Lenders will not try to collect from you or the joint borrower any arrears on the protected debts whilst you remain in a moratorium.

Some lenders may make the joint borrower aware you have entered into a moratorium and provide information to explain the potential impact this could have on them.

  1. Will taking a moratorium be reported on my credit report?

No, the fact that you take a moratorium will not be reported on your credit file.

The reporting on your credit file will continue as normal, and this will include for example whether you are making the contractual payments and the outstanding balances.

A moratorium is not a payment holiday and so missed payments will be reported on your credit file as arrears.

  1. Can I still use my credit card or overdraft?

Being granted a moratorium will not always impact your ability to use your credit card or overdraft. However, lenders are able to suspend card or overdraft use in accordance with their usual business practices. 

They will advise you if they need to do this and what to do if you feel you need to continue to use the credit card or overdraft for essential living expenses. 

  1. Where can I get more general debt advice?

If you feel that you need debt advice because for example, you have a number of unmanageable debts across a number of lenders, you should not delay getting help - the sooner you have a clear picture of your options, the quicker you can start to manage things.
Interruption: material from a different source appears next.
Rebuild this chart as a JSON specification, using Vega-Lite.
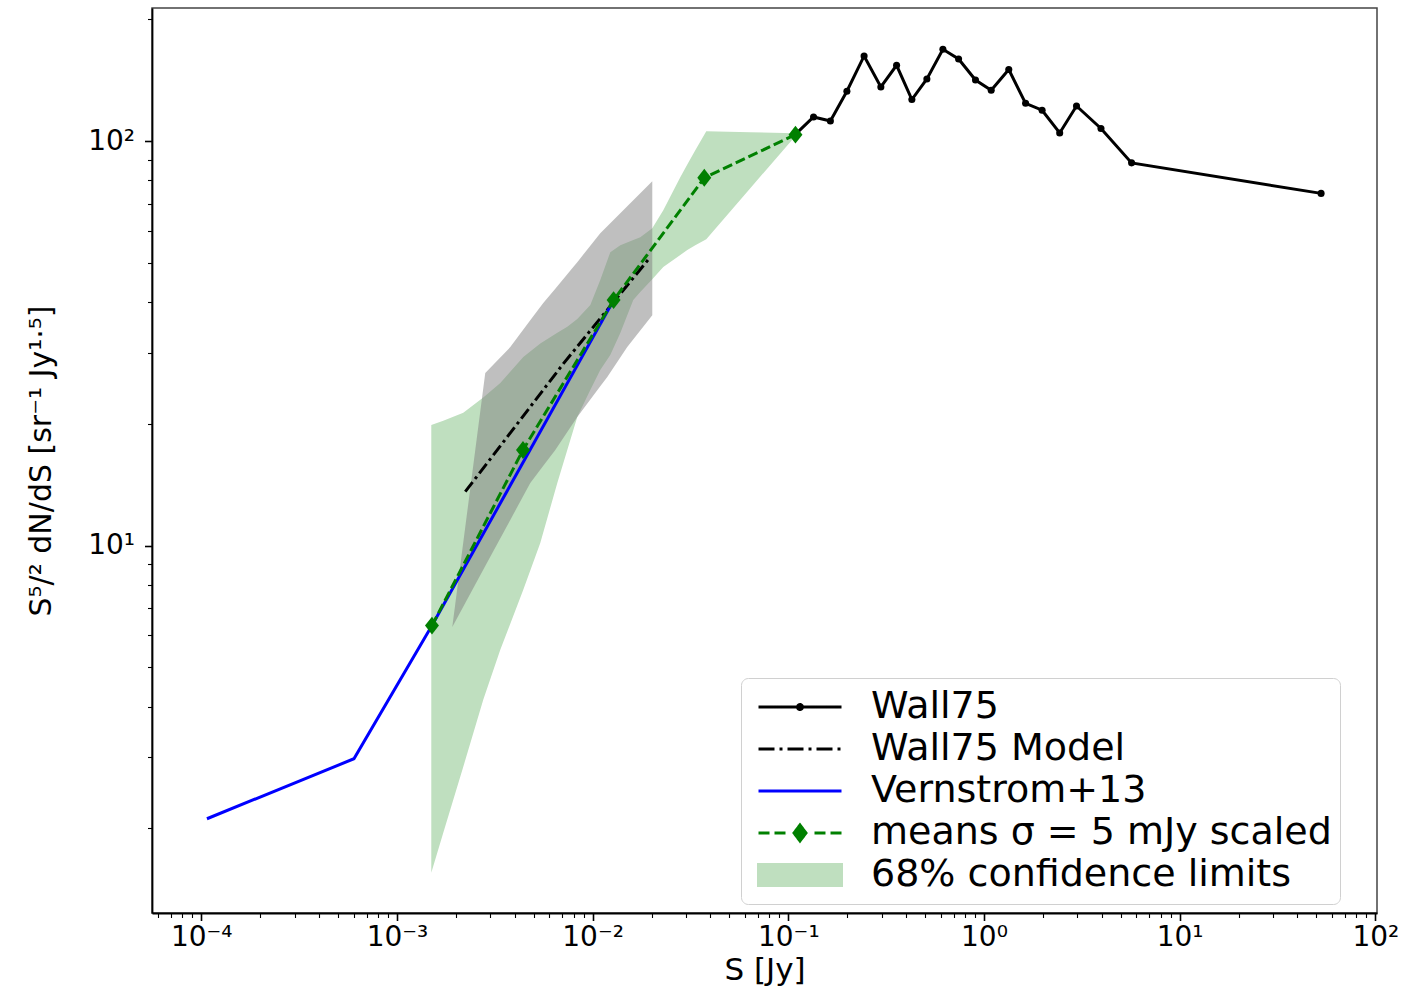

The Money Advice Service provides information on free and impartial debt advice. This includes organisations that can provide online support, as telephone and face-to-face advice services are very busy at the present time.

  1. Can my business debts be included in the moratorium?

Some business debts can be included in a moratorium, for example if you are a sole trader and not registered for VAT. You should discuss your business debts with the debt adviser, who will assess whether they are eligible.